What have I been doing these last few weeks? Besides coloring a rouge-like shade of red after one sip of wine, besides becoming entangled in yarn-like twists of would-be homo sapiens interactions, besides burning two pots of jasmine rice, besides losing my Chinese, English, already rudimentary Spanish and somehow regressing in my spoken French...and not to mention acquiring abominable black caresses of pollution that my painfully white coats betray so blithely only 1 day after the dry cleaners...

My adoration, an adoration of folly for Paris, somewhat akin to irrational, fatalistic love of the Chevalier for his beloved in Manon Lescaut (which I am reading and heartily recommend), is as strong as ever, but mingled with a slight pain.
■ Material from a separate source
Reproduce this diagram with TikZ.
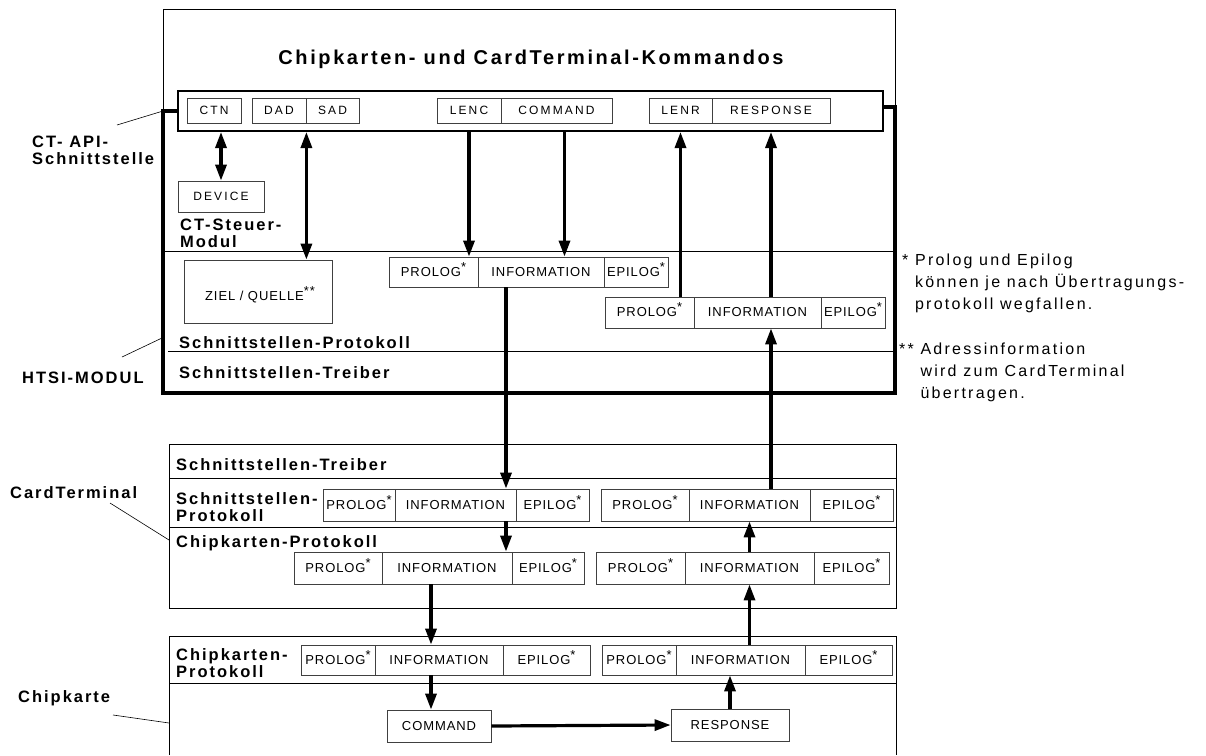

While I speak French with a passable accent, while I do not dress conspiciously in the prototypically "American" way (at least to the minds of many French, where American dress = sweats, sweats...and sweats)...I realize every time I hear a native French speaker, every time I see a chic Parisienne, that I am very far away from even stepping into the suburbs of what in my eyes is the Mount Olympus of the civilized world. Don't reproach me for my ignorance of all that is not lovely here, I know it well. O Pascal, ce que vous dites, c'est vrai: «Le coeur a ses raisons que la raison ne connaît point.»

But yes, the list. Of French literature. To read. So long. I wish I had started earlier. Being thesis-free (don't hit me, please), my thesis replacement will be a frenzied burrowing into the long, illuminated, diamond-studded passageway of French literature.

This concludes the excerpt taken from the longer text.